The surface area of a rectangular prism is found by adding the areas of all six rectangular faces: Surface Area = 2lw + 2lh + 2wh, where l is length, w is width, and h is height.
Rectangular prisms can be classified as right prisms, where the sides are perpendicular to the bases, or oblique prisms, where the sides are slanted.
Every face of a rectangular prism is a rectangle, which means it can be used to easily visualize and understand properties related to area and perimeter.
Rectangular prisms are commonly found in everyday life, such as boxes, books, and buildings, making them a practical example of geometric shapes.
Review Questions
How do you calculate the volume of a rectangular prism, and why is this calculation important in real-world applications?
To calculate the volume of a rectangular prism, you use the formula Volume = length × width × height. This calculation is important in real-world applications because it helps determine how much space an object occupies. For example, knowing the volume is crucial for packing boxes efficiently or understanding how much liquid a container can hold.
Compare the surface area calculation of a rectangular prism with that of a cube. What similarities and differences exist?
The surface area calculation for both a rectangular prism and a cube involves summing the areas of their faces.

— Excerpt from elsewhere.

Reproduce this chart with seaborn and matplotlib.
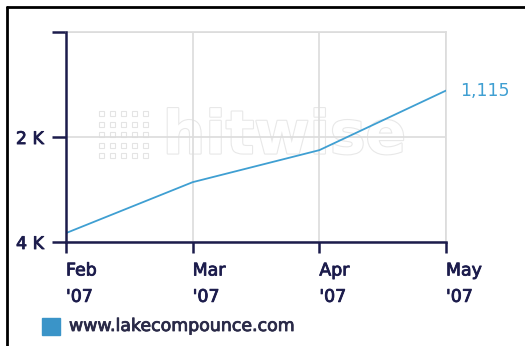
import matplotlib
matplotlib.use("Agg")
import matplotlib.pyplot as plt
import matplotlib.patheffects as pe
from matplotlib.lines import Line2D
from matplotlib.patches import Rectangle
import seaborn as sns
import pandas as pd

# Monthly rank of the site (lower is better, axis inverted)
months = ["Feb\n'07", "Mar\n'07", "Apr\n'07", "May\n'07"]
rank = [3830, 2860, 2250, 1115]
y_ticks = [0, 2000, 4000]
y_tick_labels = ["", "2 K", "4 K"]
series_name = "www.lakecompounce.com"

navy = "#1c1c4c"
line_blue = "#3f9fd2"
grid_grey = "#dcdcdc"
fs = 12.5


def heavier(color):
    return [pe.withStroke(linewidth=0.6, foreground=color)]


sns.set_theme(style="white")
plt.rcParams["font.family"] = ["DejaVu Sans"]

df = pd.DataFrame({"x": range(len(months)), "rank": rank})

fig = plt.figure(figsize=(5.25, 3.46), dpi=100)
ax = fig.add_axes([66 / 525, 1 - 242 / 346, (446 - 66) / 525, (242 - 32) / 346])

# faint watermark behind the data
ax.text(0.575, 0.50, "hitwise", transform=ax.transAxes, ha="center", va="center",
        fontsize=43, fontweight="bold", color="white", zorder=0.5,
        path_effects=[pe.withStroke(linewidth=1.6, foreground="#e8e8e8")])
for i in range(5):
    for j in range(5):
        ax.plot(0.092 + 0.029 * j, 0.414 + 0.05 * i, marker="s", ms=3.6,
                mfc="white", mec="#e4e4e4", mew=0.8, transform=ax.transAxes,
                zorder=0.5)

sns.lineplot(data=df, x="x", y="rank", ax=ax, color=line_blue, linewidth=1.3,
             zorder=3, legend=False)

ax.set_xlim(0, len(months) - 1)
ax.set_ylim(4000, -1)
ax.set_xticks(range(len(months)))
ax.set_xticklabels(months, ha="left", color=navy, fontsize=fs,
                   linespacing=1.6, path_effects=heavier(navy))
ax.set_yticks(y_ticks)
ax.set_yticklabels(y_tick_labels, color=navy, fontsize=fs,
                   path_effects=heavier(navy))
ax.set_xlabel("")
ax.set_ylabel("")

ax.grid(True, color=grid_grey, linewidth=1.2)
ax.set_axisbelow(True)
for side in ["top", "right"]:
    ax.spines[side].set_visible(True)
    ax.spines[side].set_color(grid_grey)
    ax.spines[side].set_linewidth(1.2)
for side in ["left", "bottom"]:
    ax.spines[side].set_color(navy)
    ax.spines[side].set_linewidth(1.8)
    ax.spines[side].set_zorder(4)
ax.tick_params(axis="x", bottom=True, direction="out", length=8, width=1.8,
               color=navy, pad=6)
ax.tick_params(axis="y", left=True, direction="out", length=10, width=1.8,
               color=navy, pad=6)

# end-value label
ax.annotate(f"{rank[-1]:,}", xy=(len(months) - 1, rank[-1]), xytext=(10, 0),
            textcoords="offset points", color=line_blue, fontsize=fs,
            va="center", ha="left", annotation_clip=False)

# legend
fig.patches.append(Rectangle((42 / 525, 1 - 335 / 346), 18 / 525, 17 / 346,
                             transform=fig.transFigure, color="#3a94c8"))
fig.text(69 / 525, 1 - 326 / 346, series_name, color="#2a2a48", fontsize=fs,
         va="center", ha="left", path_effects=heavier("#2a2a48"))

# frame edges
fig.add_artist(Line2D([6.5 / 525, 6.5 / 525], [0, 1 - 6.5 / 346], color="black",
                      lw=2, transform=fig.transFigure, zorder=10))
fig.add_artist(Line2D([6.5 / 525, 1], [1 - 6.5 / 346, 1 - 6.5 / 346], color="black",
                      lw=2, transform=fig.transFigure, zorder=10))

fig.savefig("out.png", dpi=100, facecolor="white")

For a rectangular prism, the formula is Surface Area = 2lw + 2lh + 2wh, while for a cube, which has all sides equal, it simplifies to Surface Area = 6s² where s is the length of one side. The main difference lies in the varying dimensions of the rectangular prism compared to the uniform dimensions of a cube.
Evaluate how understanding the properties of rectangular prisms can enhance your comprehension of other geometric solids and their applications.
Understanding the properties of rectangular prisms allows for better comprehension of more complex geometric solids. Since many solids can be decomposed into simpler shapes or constructed using prisms as building blocks, grasping how to work with rectangular prisms provides foundational skills that apply across geometry. This knowledge not only aids in solving problems related to other solids but also in practical scenarios like architecture and engineering where these principles are essential for design and functionality.